======== SUPPLIED INFORMATION ========

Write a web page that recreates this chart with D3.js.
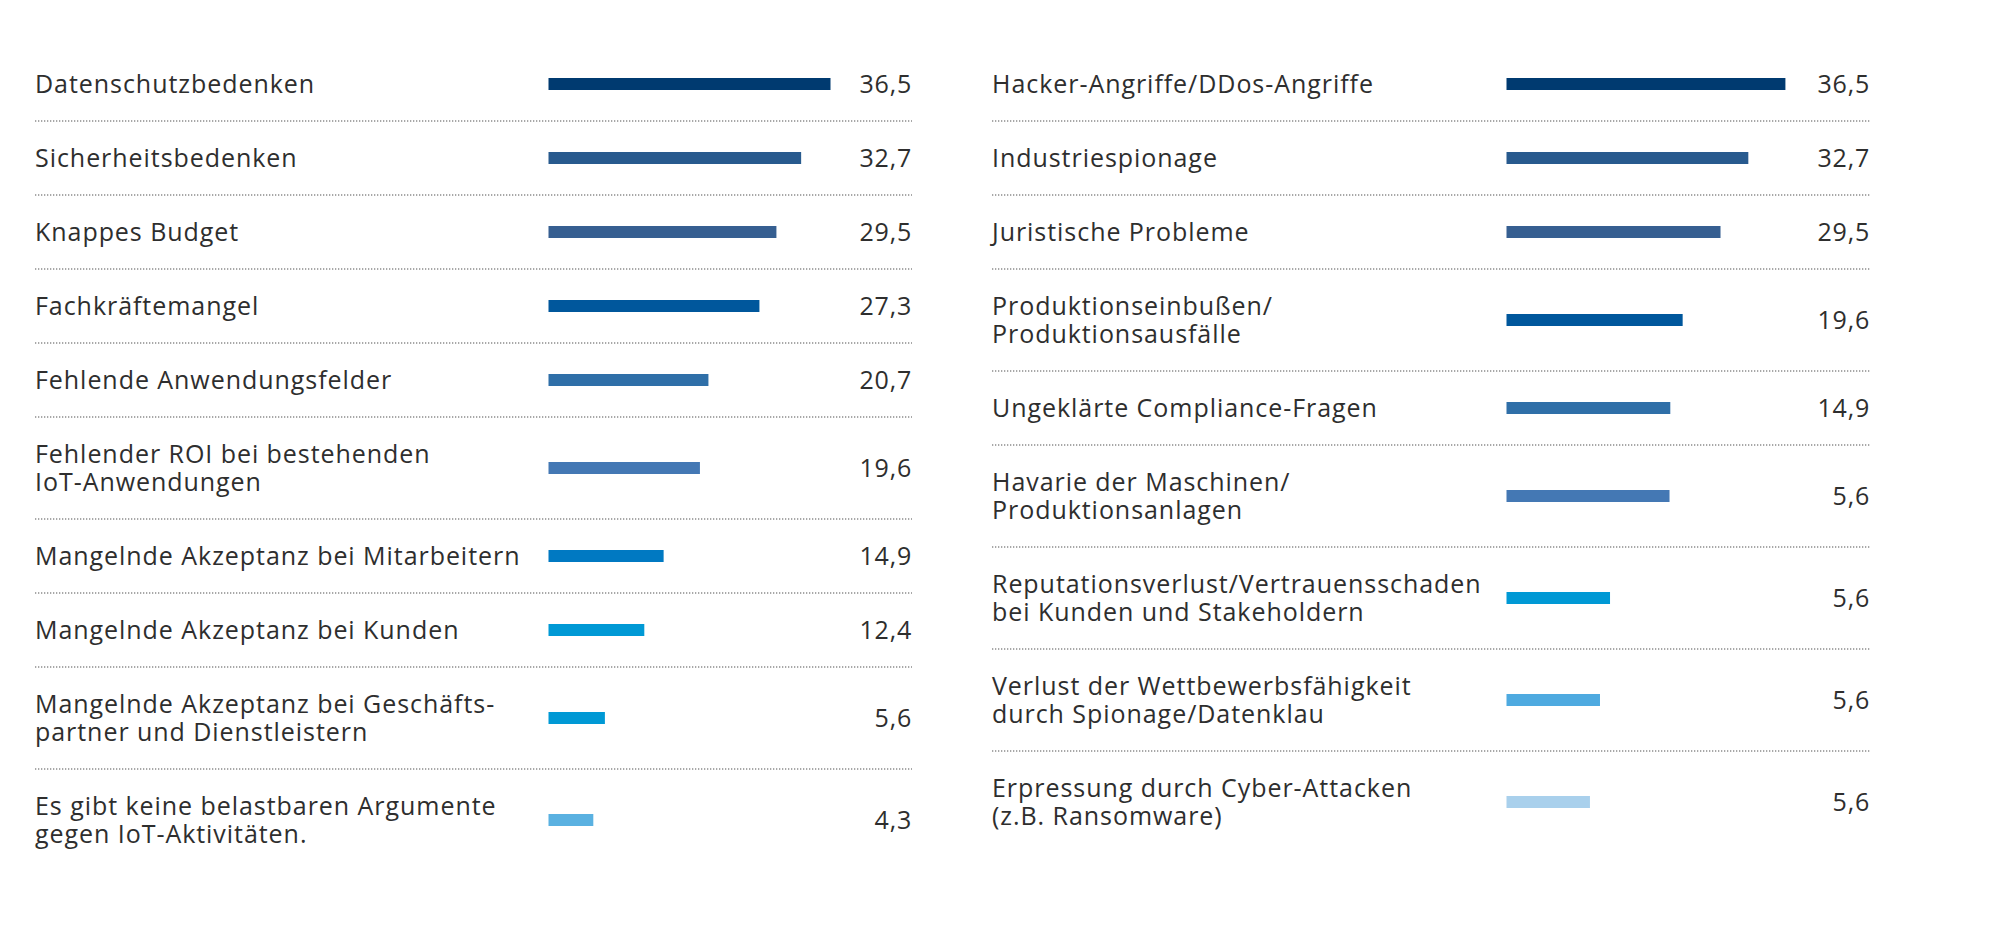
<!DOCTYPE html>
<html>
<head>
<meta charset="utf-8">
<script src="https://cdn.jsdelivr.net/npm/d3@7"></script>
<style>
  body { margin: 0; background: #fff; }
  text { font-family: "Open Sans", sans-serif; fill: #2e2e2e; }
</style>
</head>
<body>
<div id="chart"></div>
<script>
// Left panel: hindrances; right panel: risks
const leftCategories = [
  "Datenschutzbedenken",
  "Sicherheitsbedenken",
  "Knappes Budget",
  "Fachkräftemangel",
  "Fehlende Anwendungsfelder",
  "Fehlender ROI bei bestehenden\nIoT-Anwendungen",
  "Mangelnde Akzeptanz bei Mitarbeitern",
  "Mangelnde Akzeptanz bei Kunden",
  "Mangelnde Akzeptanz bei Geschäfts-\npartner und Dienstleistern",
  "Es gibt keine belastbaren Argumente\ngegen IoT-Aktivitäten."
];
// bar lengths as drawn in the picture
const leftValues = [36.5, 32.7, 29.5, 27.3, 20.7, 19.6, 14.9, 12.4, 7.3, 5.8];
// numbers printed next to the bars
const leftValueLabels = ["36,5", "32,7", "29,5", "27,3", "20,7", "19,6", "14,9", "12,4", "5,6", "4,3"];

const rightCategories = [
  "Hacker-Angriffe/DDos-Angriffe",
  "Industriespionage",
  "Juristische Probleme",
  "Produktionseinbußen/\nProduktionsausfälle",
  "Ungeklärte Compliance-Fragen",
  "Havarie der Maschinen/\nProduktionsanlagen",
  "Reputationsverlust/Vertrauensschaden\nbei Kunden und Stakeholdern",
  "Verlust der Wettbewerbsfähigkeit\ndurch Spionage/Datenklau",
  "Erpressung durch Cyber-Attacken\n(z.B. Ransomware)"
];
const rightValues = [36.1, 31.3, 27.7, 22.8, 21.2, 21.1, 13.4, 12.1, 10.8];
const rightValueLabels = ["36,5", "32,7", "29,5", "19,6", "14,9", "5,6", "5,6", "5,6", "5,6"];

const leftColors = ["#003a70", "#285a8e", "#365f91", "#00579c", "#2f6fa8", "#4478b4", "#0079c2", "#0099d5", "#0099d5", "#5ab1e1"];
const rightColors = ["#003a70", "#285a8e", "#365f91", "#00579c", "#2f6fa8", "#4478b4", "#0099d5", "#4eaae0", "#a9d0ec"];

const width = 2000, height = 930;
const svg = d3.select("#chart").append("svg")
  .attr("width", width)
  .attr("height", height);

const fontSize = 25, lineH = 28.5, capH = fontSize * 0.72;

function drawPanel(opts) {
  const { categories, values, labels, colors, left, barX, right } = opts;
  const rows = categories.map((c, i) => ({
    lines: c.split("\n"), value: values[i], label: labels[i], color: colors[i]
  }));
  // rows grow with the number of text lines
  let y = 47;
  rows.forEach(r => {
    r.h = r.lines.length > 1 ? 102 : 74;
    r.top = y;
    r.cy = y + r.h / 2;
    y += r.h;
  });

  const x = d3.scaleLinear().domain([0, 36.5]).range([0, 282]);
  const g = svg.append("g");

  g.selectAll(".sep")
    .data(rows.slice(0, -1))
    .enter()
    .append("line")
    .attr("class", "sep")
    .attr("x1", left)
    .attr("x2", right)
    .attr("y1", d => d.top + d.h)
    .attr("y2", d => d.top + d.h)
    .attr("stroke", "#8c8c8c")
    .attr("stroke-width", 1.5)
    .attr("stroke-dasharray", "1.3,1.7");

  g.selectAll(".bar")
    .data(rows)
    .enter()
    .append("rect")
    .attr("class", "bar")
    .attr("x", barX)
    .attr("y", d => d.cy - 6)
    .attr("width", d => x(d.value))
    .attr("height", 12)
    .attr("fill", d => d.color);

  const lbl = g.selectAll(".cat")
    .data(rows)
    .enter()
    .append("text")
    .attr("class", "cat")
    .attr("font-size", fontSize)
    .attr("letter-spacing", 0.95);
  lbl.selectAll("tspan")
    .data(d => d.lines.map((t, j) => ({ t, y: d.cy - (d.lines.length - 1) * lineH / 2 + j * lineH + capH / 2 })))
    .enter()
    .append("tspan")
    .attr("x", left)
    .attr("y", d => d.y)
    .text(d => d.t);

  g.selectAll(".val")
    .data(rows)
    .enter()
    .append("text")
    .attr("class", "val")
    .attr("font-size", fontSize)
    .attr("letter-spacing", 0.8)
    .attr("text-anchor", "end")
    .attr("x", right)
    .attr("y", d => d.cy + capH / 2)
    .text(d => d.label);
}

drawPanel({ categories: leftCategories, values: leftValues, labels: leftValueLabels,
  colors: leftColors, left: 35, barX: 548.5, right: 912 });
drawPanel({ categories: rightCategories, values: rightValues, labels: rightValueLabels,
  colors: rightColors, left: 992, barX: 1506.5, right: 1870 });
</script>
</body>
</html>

========

Skip every picture and transcribe the data above exactly.

Write a web page that recreates this chart with D3.js.
<!DOCTYPE html>
<html>
<head>
<meta charset="utf-8">
<script src="https://cdn.jsdelivr.net/npm/d3@7"></script>
<style>
  body { margin: 0; background: #fff; }
  text { font-family: "Open Sans", sans-serif; fill: #2e2e2e; }
</style>
</head>
<body>
<div id="chart"></div>
<script>
// Left panel: hindrances; right panel: risks
const leftCategories = [
  "Datenschutzbedenken",
  "Sicherheitsbedenken",
  "Knappes Budget",
  "Fachkräftemangel",
  "Fehlende Anwendungsfelder",
  "Fehlender ROI bei bestehenden\nIoT-Anwendungen",
  "Mangelnde Akzeptanz bei Mitarbeitern",
  "Mangelnde Akzeptanz bei Kunden",
  "Mangelnde Akzeptanz bei Geschäfts-\npartner und Dienstleistern",
  "Es gibt keine belastbaren Argumente\ngegen IoT-Aktivitäten."
];
// bar lengths as drawn in the picture
const leftValues = [36.5, 32.7, 29.5, 27.3, 20.7, 19.6, 14.9, 12.4, 7.3, 5.8];
// numbers printed next to the bars
const leftValueLabels = ["36,5", "32,7", "29,5", "27,3", "20,7", "19,6", "14,9", "12,4", "5,6", "4,3"];

const rightCategories = [
  "Hacker-Angriffe/DDos-Angriffe",
  "Industriespionage",
  "Juristische Probleme",
  "Produktionseinbußen/\nProduktionsausfälle",
  "Ungeklärte Compliance-Fragen",
  "Havarie der Maschinen/\nProduktionsanlagen",
  "Reputationsverlust/Vertrauensschaden\nbei Kunden und Stakeholdern",
  "Verlust der Wettbewerbsfähigkeit\ndurch Spionage/Datenklau",
  "Erpressung durch Cyber-Attacken\n(z.B. Ransomware)"
];
const rightValues = [36.1, 31.3, 27.7, 22.8, 21.2, 21.1, 13.4, 12.1, 10.8];
const rightValueLabels = ["36,5", "32,7", "29,5", "19,6", "14,9", "5,6", "5,6", "5,6", "5,6"];

const leftColors = ["#003a70", "#285a8e", "#365f91", "#00579c", "#2f6fa8", "#4478b4", "#0079c2", "#0099d5", "#0099d5", "#5ab1e1"];
const rightColors = ["#003a70", "#285a8e", "#365f91", "#00579c", "#2f6fa8", "#4478b4", "#0099d5", "#4eaae0", "#a9d0ec"];

const width = 2000, height = 930;
const svg = d3.select("#chart").append("svg")
  .attr("width", width)
  .attr("height", height);

const fontSize = 25, lineH = 28.5, capH = fontSize * 0.72;

function drawPanel(opts) {
  const { categories, values, labels, colors, left, barX, right } = opts;
  const rows = categories.map((c, i) => ({
    lines: c.split("\n"), value: values[i], label: labels[i], color: colors[i]
  }));
  // rows grow with the number of text lines
  let y = 47;
  rows.forEach(r => {
    r.h = r.lines.length > 1 ? 102 : 74;
    r.top = y;
    r.cy = y + r.h / 2;
    y += r.h;
  });

  const x = d3.scaleLinear().domain([0, 36.5]).range([0, 282]);
  const g = svg.append("g");

  g.selectAll(".sep")
    .data(rows.slice(0, -1))
    .enter()
    .append("line")
    .attr("class", "sep")
    .attr("x1", left)
    .attr("x2", right)
    .attr("y1", d => d.top + d.h)
    .attr("y2", d => d.top + d.h)
    .attr("stroke", "#8c8c8c")
    .attr("stroke-width", 1.5)
    .attr("stroke-dasharray", "1.3,1.7");

  g.selectAll(".bar")
    .data(rows)
    .enter()
    .append("rect")
    .attr("class", "bar")
    .attr("x", barX)
    .attr("y", d => d.cy - 6)
    .attr("width", d => x(d.value))
    .attr("height", 12)
    .attr("fill", d => d.color);

  const lbl = g.selectAll(".cat")
    .data(rows)
    .enter()
    .append("text")
    .attr("class", "cat")
    .attr("font-size", fontSize)
    .attr("letter-spacing", 0.95);
  lbl.selectAll("tspan")
    .data(d => d.lines.map((t, j) => ({ t, y: d.cy - (d.lines.length - 1) * lineH / 2 + j * lineH + capH / 2 })))
    .enter()
    .append("tspan")
    .attr("x", left)
    .attr("y", d => d.y)
    .text(d => d.t);

  g.selectAll(".val")
    .data(rows)
    .enter()
    .append("text")
    .attr("class", "val")
    .attr("font-size", fontSize)
    .attr("letter-spacing", 0.8)
    .attr("text-anchor", "end")
    .attr("x", right)
    .attr("y", d => d.cy + capH / 2)
    .text(d => d.label);
}

drawPanel({ categories: leftCategories, values: leftValues, labels: leftValueLabels,
  colors: leftColors, left: 35, barX: 548.5, right: 912 });
drawPanel({ categories: rightCategories, values: rightValues, labels: rightValueLabels,
  colors: rightColors, left: 992, barX: 1506.5, right: 1870 });
</script>
</body>
</html>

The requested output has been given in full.